- EXERCISE DETAILS -
Reproduce the material word for word; the images stay out.

- DATA EXCERPT -
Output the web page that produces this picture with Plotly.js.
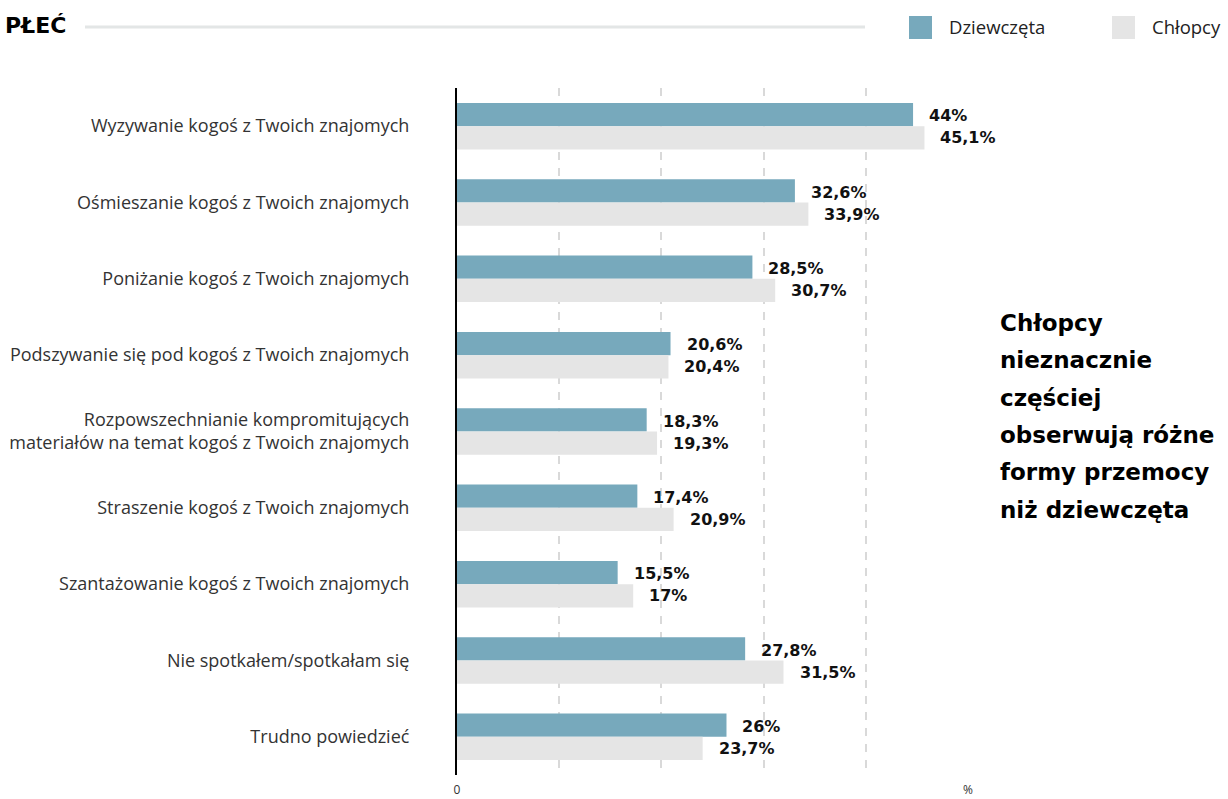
<!DOCTYPE html>
<html>
<head>
<meta charset="utf-8">
<script src="https://cdn.plot.ly/plotly-3.0.1.min.js"></script>
<style>html,body{margin:0;padding:0;background:#fff;}#chart{width:1228px;height:799px;}</style>
</head>
<body>
<div id="chart"></div>
<script>
const categories = [
  "Wyzywanie kogoś z Twoich znajomych",
  "Ośmieszanie kogoś z Twoich znajomych",
  "Poniżanie kogoś z Twoich znajomych",
  "Podszywanie się pod kogoś z Twoich znajomych",
  "Rozpowszechnianie kompromitujących<br>materiałów na temat kogoś z Twoich znajomych",
  "Straszenie kogoś z Twoich znajomych",
  "Szantażowanie kogoś z Twoich znajomych",
  "Nie spotkałem/spotkałam się",
  "Trudno powiedzieć"
];
const seriesNames = ["Dziewczęta", "Chłopcy"];
const girls = [44, 32.6, 28.5, 20.6, 18.3, 17.4, 15.5, 27.8, 26];
const boys = [45.1, 33.9, 30.7, 20.4, 19.3, 20.9, 17, 31.5, 23.7];
const xTickText = ["0", "", "", "", "", "%"];
const sectionTitle = "PŁEĆ";
const sideNote = ["Chłopcy", "nieznacznie", "częściej", "obserwują różne", "formy przemocy", "niż dziewczęta"];

const colors = ["#77a9bc", "#e5e5e5"];
const W = 1228, H = 799;
const L = 457, R = 968, T = 88, B = 775;
const px2x = p => (p - L) / (R - L);
const px2y = p => (B - p) / (B - T);
const xMax = 49.3;
const xTicks = xTickText.map((_, i) => xMax * i / 5);

const fmt = v => String(v).replace('.', ',') + '%';
const boldFont = '"DejaVu Sans", sans-serif';
const textFont = '"Open Sans", sans-serif';

const traces = [girls, boys].map((vals, i) => ({
  type: 'bar', orientation: 'h', name: seriesNames[i],
  y: categories, x: vals,
  marker: {color: colors[i]},
  hoverinfo: 'skip', showlegend: false
}));

const annotations = [];
// value labels
[girls, boys].forEach((vals, i) => {
  vals.forEach((v, k) => {
    annotations.push({
      x: v, y: categories[k], xref: 'x', yref: 'y',
      text: '<b>' + fmt(v) + '</b>', showarrow: false,
      xanchor: 'left', yanchor: 'middle', xshift: 14,
      yshift: i === 0 ? 10.5 : -11.5,
      font: {family: boldFont, size: 16, color: '#111'}
    });
  });
});
// section title
annotations.push({
  xref: 'paper', yref: 'paper', x: px2x(3), y: px2y(26),
  xanchor: 'left', yanchor: 'middle', showarrow: false,
  text: '<b>' + sectionTitle + '</b>',
  font: {family: boldFont, size: 22, color: '#000'}
});
// legend
const legX = [909, 1112];
seriesNames.forEach((n, i) => {
  annotations.push({
    xref: 'paper', yref: 'paper', x: px2x(legX[i] + 38), y: px2y(27),
    xanchor: 'left', yanchor: 'middle', showarrow: false, text: n,
    font: {family: textFont, size: 18.5, color: '#222'}
  });
});
// side note
sideNote.forEach((line, i) => {
  annotations.push({
    xref: 'paper', yref: 'paper', x: px2x(998), y: px2y(323 + i * 37.3),
    xanchor: 'left', yanchor: 'middle', showarrow: false,
    text: '<b>' + line + '</b>',
    font: {family: boldFont, size: 23, color: '#000'}
  });
});

const shapes = [
  {type: 'line', xref: 'paper', yref: 'paper', x0: px2x(85), x1: px2x(865), y0: px2y(27), y1: px2y(27),
   line: {color: '#e3e6e6', width: 3}}
];
seriesNames.forEach((n, i) => {
  shapes.push({type: 'rect', xref: 'paper', yref: 'paper',
    x0: px2x(legX[i]), x1: px2x(legX[i] + 23), y0: px2y(39), y1: px2y(16),
    line: {width: 0}, fillcolor: colors[i]});
});

const layout = {
  width: W, height: H,
  margin: {l: L, r: W - R, t: T, b: H - B},
  paper_bgcolor: '#fff', plot_bgcolor: '#fff',
  barmode: 'group', bargap: 0.39, bargroupgap: 0,
  showlegend: false,
  xaxis: {
    range: [0, xMax], tickvals: xTicks, ticktext: xTickText,
    showgrid: true, gridcolor: '#d9d9d9', gridwidth: 2, griddash: '8px,8px',
    zeroline: false, showline: false, ticks: '',
    ticklabelstandoff: 6,
    tickfont: {family: textFont, size: 12, color: '#333'},
    fixedrange: true
  },
  yaxis: {
    autorange: 'reversed', type: 'category',
    showline: true, linecolor: '#000', linewidth: 2,
    showgrid: false, ticks: '', ticklabelstandoff: 42,
    tickfont: {family: textFont, size: 18, color: '#333'},
    fixedrange: true
  },
  annotations: annotations, shapes: shapes
};

Plotly.newPlot('chart', traces, layout, {displayModeBar: false, staticPlot: true});
</script>
</body>
</html>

- FINISHED ANSWER -
Output the web page that produces this picture with Plotly.js.
<!DOCTYPE html>
<html>
<head>
<meta charset="utf-8">
<script src="https://cdn.plot.ly/plotly-3.0.1.min.js"></script>
<style>html,body{margin:0;padding:0;background:#fff;}#chart{width:1228px;height:799px;}</style>
</head>
<body>
<div id="chart"></div>
<script>
const categories = [
  "Wyzywanie kogoś z Twoich znajomych",
  "Ośmieszanie kogoś z Twoich znajomych",
  "Poniżanie kogoś z Twoich znajomych",
  "Podszywanie się pod kogoś z Twoich znajomych",
  "Rozpowszechnianie kompromitujących<br>materiałów na temat kogoś z Twoich znajomych",
  "Straszenie kogoś z Twoich znajomych",
  "Szantażowanie kogoś z Twoich znajomych",
  "Nie spotkałem/spotkałam się",
  "Trudno powiedzieć"
];
const seriesNames = ["Dziewczęta", "Chłopcy"];
const girls = [44, 32.6, 28.5, 20.6, 18.3, 17.4, 15.5, 27.8, 26];
const boys = [45.1, 33.9, 30.7, 20.4, 19.3, 20.9, 17, 31.5, 23.7];
const xTickText = ["0", "", "", "", "", "%"];
const sectionTitle = "PŁEĆ";
const sideNote = ["Chłopcy", "nieznacznie", "częściej", "obserwują różne", "formy przemocy", "niż dziewczęta"];

const colors = ["#77a9bc", "#e5e5e5"];
const W = 1228, H = 799;
const L = 457, R = 968, T = 88, B = 775;
const px2x = p => (p - L) / (R - L);
const px2y = p => (B - p) / (B - T);
const xMax = 49.3;
const xTicks = xTickText.map((_, i) => xMax * i / 5);

const fmt = v => String(v).replace('.', ',') + '%';
const boldFont = '"DejaVu Sans", sans-serif';
const textFont = '"Open Sans", sans-serif';

const traces = [girls, boys].map((vals, i) => ({
  type: 'bar', orientation: 'h', name: seriesNames[i],
  y: categories, x: vals,
  marker: {color: colors[i]},
  hoverinfo: 'skip', showlegend: false
}));

const annotations = [];
// value labels
[girls, boys].forEach((vals, i) => {
  vals.forEach((v, k) => {
    annotations.push({
      x: v, y: categories[k], xref: 'x', yref: 'y',
      text: '<b>' + fmt(v) + '</b>', showarrow: false,
      xanchor: 'left', yanchor: 'middle', xshift: 14,
      yshift: i === 0 ? 10.5 : -11.5,
      font: {family: boldFont, size: 16, color: '#111'}
    });
  });
});
// section title
annotations.push({
  xref: 'paper', yref: 'paper', x: px2x(3), y: px2y(26),
  xanchor: 'left', yanchor: 'middle', showarrow: false,
  text: '<b>' + sectionTitle + '</b>',
  font: {family: boldFont, size: 22, color: '#000'}
});
// legend
const legX = [909, 1112];
seriesNames.forEach((n, i) => {
  annotations.push({
    xref: 'paper', yref: 'paper', x: px2x(legX[i] + 38), y: px2y(27),
    xanchor: 'left', yanchor: 'middle', showarrow: false, text: n,
    font: {family: textFont, size: 18.5, color: '#222'}
  });
});
// side note
sideNote.forEach((line, i) => {
  annotations.push({
    xref: 'paper', yref: 'paper', x: px2x(998), y: px2y(323 + i * 37.3),
    xanchor: 'left', yanchor: 'middle', showarrow: false,
    text: '<b>' + line + '</b>',
    font: {family: boldFont, size: 23, color: '#000'}
  });
});

const shapes = [
  {type: 'line', xref: 'paper', yref: 'paper', x0: px2x(85), x1: px2x(865), y0: px2y(27), y1: px2y(27),
   line: {color: '#e3e6e6', width: 3}}
];
seriesNames.forEach((n, i) => {
  shapes.push({type: 'rect', xref: 'paper', yref: 'paper',
    x0: px2x(legX[i]), x1: px2x(legX[i] + 23), y0: px2y(39), y1: px2y(16),
    line: {width: 0}, fillcolor: colors[i]});
});

const layout = {
  width: W, height: H,
  margin: {l: L, r: W - R, t: T, b: H - B},
  paper_bgcolor: '#fff', plot_bgcolor: '#fff',
  barmode: 'group', bargap: 0.39, bargroupgap: 0,
  showlegend: false,
  xaxis: {
    range: [0, xMax], tickvals: xTicks, ticktext: xTickText,
    showgrid: true, gridcolor: '#d9d9d9', gridwidth: 2, griddash: '8px,8px',
    zeroline: false, showline: false, ticks: '',
    ticklabelstandoff: 6,
    tickfont: {family: textFont, size: 12, color: '#333'},
    fixedrange: true
  },
  yaxis: {
    autorange: 'reversed', type: 'category',
    showline: true, linecolor: '#000', linewidth: 2,
    showgrid: false, ticks: '', ticklabelstandoff: 42,
    tickfont: {family: textFont, size: 18, color: '#333'},
    fixedrange: true
  },
  annotations: annotations, shapes: shapes
};

Plotly.newPlot('chart', traces, layout, {displayModeBar: false, staticPlot: true});
</script>
</body>
</html>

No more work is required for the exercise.